— begin Data provided —
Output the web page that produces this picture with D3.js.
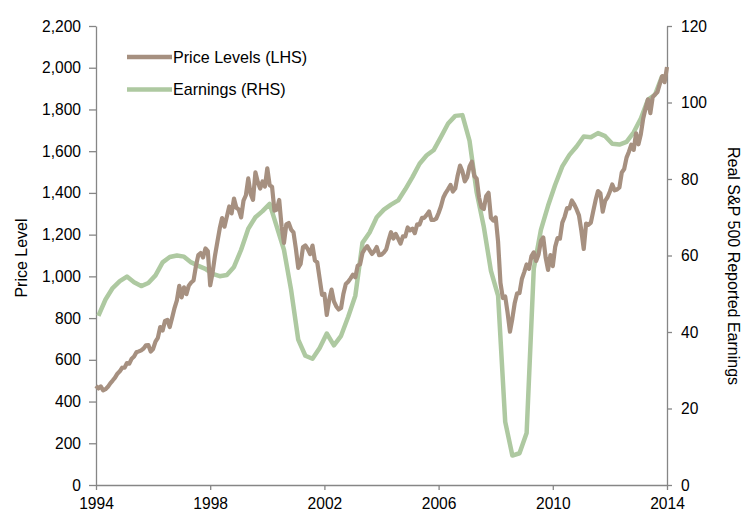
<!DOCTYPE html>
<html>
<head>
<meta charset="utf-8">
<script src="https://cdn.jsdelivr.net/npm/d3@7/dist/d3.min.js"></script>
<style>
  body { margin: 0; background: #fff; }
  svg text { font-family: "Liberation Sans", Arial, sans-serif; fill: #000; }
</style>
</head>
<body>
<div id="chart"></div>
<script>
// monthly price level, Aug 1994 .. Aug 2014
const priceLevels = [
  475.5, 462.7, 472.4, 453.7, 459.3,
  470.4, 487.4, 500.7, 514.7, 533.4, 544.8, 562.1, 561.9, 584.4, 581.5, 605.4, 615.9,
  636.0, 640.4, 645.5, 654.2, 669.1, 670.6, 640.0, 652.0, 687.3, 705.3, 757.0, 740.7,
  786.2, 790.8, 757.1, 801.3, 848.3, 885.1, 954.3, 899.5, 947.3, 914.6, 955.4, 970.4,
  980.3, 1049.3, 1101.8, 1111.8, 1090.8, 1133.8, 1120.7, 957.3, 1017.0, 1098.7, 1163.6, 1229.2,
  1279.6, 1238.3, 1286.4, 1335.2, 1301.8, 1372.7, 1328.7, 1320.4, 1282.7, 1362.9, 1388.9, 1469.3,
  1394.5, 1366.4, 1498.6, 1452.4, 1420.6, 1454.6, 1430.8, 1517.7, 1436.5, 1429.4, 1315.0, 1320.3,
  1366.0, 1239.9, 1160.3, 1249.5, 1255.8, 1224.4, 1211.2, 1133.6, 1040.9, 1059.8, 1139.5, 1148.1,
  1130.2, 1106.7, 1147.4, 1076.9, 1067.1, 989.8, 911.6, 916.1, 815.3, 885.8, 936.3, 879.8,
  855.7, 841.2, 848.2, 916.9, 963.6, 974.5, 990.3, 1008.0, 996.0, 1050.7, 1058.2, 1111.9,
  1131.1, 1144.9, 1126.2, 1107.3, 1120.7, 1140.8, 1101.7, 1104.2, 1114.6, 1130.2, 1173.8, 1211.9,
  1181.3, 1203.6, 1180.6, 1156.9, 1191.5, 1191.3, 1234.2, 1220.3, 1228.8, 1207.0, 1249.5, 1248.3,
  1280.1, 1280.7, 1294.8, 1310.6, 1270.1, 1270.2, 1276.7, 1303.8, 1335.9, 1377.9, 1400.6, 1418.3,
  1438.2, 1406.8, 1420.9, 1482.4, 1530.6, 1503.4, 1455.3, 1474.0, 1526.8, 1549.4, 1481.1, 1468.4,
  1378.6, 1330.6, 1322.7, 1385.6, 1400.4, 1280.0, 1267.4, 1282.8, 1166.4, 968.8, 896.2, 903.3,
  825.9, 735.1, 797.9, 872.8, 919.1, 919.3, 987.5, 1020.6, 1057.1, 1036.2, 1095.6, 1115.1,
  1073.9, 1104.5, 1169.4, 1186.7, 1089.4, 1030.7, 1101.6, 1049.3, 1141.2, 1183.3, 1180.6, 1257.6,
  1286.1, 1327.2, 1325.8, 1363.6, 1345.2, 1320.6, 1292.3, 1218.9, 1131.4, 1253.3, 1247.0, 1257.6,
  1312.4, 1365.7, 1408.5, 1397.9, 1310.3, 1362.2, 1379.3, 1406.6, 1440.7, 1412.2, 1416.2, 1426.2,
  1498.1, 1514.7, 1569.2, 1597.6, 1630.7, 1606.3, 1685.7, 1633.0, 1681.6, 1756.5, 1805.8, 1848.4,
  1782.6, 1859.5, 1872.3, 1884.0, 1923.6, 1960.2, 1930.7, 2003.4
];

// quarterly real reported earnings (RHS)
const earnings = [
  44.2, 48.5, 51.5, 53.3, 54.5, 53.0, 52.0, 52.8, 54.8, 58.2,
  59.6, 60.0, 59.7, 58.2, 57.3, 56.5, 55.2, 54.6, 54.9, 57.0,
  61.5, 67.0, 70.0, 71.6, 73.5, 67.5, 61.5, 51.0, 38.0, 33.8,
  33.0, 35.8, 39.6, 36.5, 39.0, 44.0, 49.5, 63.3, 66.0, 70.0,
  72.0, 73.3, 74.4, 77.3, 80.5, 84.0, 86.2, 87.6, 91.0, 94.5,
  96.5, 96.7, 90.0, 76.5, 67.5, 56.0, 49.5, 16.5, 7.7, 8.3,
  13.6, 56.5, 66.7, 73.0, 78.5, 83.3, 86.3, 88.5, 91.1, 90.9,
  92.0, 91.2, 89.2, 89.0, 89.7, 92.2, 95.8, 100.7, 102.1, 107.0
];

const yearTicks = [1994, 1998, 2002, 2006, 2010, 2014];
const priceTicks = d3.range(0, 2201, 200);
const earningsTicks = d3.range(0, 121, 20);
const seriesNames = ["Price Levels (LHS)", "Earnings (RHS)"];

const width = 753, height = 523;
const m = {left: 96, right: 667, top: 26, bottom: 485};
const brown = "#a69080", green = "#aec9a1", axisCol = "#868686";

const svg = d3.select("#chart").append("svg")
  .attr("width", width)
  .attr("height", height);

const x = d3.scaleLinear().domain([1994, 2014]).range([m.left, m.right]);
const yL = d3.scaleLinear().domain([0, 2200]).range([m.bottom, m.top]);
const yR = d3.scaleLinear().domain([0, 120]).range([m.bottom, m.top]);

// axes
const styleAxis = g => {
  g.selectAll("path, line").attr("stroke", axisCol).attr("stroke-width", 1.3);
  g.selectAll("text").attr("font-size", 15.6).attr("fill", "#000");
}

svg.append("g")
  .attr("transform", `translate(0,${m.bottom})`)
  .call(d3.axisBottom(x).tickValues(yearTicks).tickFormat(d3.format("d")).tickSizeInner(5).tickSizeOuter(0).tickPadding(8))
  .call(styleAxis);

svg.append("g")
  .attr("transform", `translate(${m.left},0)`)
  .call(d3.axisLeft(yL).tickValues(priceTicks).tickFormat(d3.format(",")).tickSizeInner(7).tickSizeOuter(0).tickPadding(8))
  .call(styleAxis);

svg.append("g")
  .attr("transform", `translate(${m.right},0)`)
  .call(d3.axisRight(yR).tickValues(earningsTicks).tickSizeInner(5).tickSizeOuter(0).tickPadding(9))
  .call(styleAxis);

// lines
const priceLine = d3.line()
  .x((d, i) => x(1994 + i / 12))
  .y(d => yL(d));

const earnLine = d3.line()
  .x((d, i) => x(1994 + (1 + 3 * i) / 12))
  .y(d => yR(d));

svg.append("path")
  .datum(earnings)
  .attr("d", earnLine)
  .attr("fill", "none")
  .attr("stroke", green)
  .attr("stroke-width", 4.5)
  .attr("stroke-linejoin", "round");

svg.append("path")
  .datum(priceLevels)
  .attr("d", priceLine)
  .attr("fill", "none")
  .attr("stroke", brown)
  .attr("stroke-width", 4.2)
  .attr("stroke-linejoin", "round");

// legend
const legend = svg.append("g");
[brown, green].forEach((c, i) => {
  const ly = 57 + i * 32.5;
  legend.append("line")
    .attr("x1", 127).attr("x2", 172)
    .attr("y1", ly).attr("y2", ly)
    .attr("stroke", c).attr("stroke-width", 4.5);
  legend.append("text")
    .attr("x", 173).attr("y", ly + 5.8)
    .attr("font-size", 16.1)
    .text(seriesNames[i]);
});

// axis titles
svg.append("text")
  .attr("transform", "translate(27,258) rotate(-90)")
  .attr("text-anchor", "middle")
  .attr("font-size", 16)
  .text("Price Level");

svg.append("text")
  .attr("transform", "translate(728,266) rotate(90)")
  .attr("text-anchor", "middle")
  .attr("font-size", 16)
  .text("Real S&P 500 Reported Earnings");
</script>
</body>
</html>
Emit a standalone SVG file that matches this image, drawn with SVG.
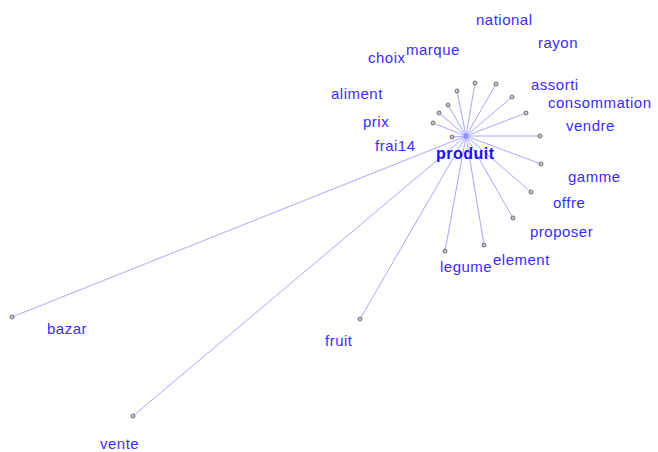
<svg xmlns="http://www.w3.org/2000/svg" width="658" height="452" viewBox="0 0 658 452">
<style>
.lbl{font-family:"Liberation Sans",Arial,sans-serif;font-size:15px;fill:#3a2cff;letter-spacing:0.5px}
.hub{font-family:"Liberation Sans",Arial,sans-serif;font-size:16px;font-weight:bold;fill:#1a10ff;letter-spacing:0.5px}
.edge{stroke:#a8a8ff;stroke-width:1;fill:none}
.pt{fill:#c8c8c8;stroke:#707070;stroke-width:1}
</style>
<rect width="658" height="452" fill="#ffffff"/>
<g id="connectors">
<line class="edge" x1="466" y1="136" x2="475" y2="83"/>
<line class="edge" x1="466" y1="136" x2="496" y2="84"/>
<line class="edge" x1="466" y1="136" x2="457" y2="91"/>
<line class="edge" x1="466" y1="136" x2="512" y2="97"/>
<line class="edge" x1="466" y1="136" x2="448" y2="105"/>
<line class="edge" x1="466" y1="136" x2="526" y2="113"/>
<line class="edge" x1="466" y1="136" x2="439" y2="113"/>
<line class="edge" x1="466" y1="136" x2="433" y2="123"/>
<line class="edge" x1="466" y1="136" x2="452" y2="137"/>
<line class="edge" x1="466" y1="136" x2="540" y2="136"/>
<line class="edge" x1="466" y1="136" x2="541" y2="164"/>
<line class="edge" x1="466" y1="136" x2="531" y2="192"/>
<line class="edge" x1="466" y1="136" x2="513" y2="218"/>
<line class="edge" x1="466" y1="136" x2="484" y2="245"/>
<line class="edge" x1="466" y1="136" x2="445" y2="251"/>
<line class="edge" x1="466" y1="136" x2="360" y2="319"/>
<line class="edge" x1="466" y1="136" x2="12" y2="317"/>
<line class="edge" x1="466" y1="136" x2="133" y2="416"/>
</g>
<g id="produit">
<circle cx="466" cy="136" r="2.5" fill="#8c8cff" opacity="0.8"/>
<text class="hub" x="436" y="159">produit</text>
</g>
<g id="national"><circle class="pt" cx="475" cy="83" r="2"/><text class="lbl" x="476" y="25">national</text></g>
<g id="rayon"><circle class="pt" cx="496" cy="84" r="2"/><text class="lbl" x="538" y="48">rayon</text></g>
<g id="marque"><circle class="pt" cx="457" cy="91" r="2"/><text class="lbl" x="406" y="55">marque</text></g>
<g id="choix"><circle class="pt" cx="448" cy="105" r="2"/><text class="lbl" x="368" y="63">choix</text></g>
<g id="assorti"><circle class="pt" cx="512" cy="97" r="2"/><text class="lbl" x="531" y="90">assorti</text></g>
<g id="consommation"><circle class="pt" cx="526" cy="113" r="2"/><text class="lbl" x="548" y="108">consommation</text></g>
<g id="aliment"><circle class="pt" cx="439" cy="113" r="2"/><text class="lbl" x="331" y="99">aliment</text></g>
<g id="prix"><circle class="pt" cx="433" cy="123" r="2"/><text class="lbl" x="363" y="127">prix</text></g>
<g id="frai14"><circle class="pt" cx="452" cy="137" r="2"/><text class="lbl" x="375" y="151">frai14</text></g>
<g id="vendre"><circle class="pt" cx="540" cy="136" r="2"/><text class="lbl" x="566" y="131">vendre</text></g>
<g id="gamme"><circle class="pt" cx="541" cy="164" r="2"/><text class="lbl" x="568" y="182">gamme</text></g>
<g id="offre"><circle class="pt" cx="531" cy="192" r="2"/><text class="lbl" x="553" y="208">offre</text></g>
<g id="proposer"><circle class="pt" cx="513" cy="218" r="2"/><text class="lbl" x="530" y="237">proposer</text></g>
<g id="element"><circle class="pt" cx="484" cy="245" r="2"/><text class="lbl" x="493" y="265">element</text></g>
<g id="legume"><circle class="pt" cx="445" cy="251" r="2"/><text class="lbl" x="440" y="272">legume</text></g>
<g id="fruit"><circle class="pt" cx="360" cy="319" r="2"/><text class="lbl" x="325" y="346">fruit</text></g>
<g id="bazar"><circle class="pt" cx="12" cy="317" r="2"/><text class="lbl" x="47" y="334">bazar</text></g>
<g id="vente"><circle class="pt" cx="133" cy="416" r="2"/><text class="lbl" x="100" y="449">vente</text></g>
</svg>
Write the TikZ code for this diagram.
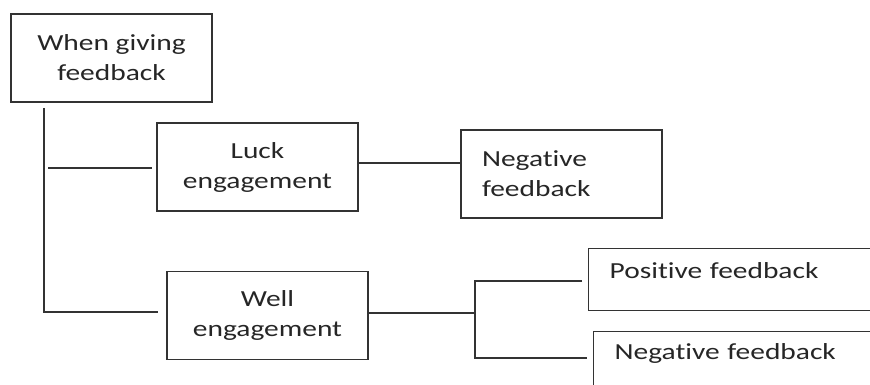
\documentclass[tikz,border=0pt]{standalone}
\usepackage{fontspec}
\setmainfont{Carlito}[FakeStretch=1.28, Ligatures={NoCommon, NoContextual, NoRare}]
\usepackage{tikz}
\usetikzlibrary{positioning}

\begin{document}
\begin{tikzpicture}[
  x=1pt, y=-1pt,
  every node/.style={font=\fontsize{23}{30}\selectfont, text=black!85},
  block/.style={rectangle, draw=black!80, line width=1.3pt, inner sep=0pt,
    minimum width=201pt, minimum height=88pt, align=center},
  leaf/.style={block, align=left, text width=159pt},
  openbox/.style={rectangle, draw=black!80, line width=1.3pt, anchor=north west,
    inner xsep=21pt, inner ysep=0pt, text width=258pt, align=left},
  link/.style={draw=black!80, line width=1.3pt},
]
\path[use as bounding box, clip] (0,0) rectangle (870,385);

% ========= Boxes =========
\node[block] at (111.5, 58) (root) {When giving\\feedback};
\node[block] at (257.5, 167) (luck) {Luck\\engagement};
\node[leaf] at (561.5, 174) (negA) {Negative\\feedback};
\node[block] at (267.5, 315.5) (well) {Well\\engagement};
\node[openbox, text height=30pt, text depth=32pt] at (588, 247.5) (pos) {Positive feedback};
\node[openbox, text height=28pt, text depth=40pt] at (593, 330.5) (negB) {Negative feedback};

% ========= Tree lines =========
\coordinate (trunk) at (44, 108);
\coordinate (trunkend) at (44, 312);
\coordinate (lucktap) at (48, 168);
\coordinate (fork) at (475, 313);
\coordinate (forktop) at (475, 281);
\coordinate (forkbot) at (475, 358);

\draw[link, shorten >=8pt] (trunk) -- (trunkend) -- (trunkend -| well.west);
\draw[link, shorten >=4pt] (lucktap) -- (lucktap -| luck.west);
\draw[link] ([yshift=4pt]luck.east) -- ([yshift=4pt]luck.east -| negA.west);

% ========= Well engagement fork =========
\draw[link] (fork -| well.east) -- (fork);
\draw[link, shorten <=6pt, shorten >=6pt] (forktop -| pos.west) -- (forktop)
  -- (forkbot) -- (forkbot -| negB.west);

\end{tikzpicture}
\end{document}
— end Data provided —
Exercise aim. List the lines that contain the word "with".

Exercise answer.
Output the web page that produces this picture with D3.js.
Emit a standalone SVG file that matches this image, drawn with SVG.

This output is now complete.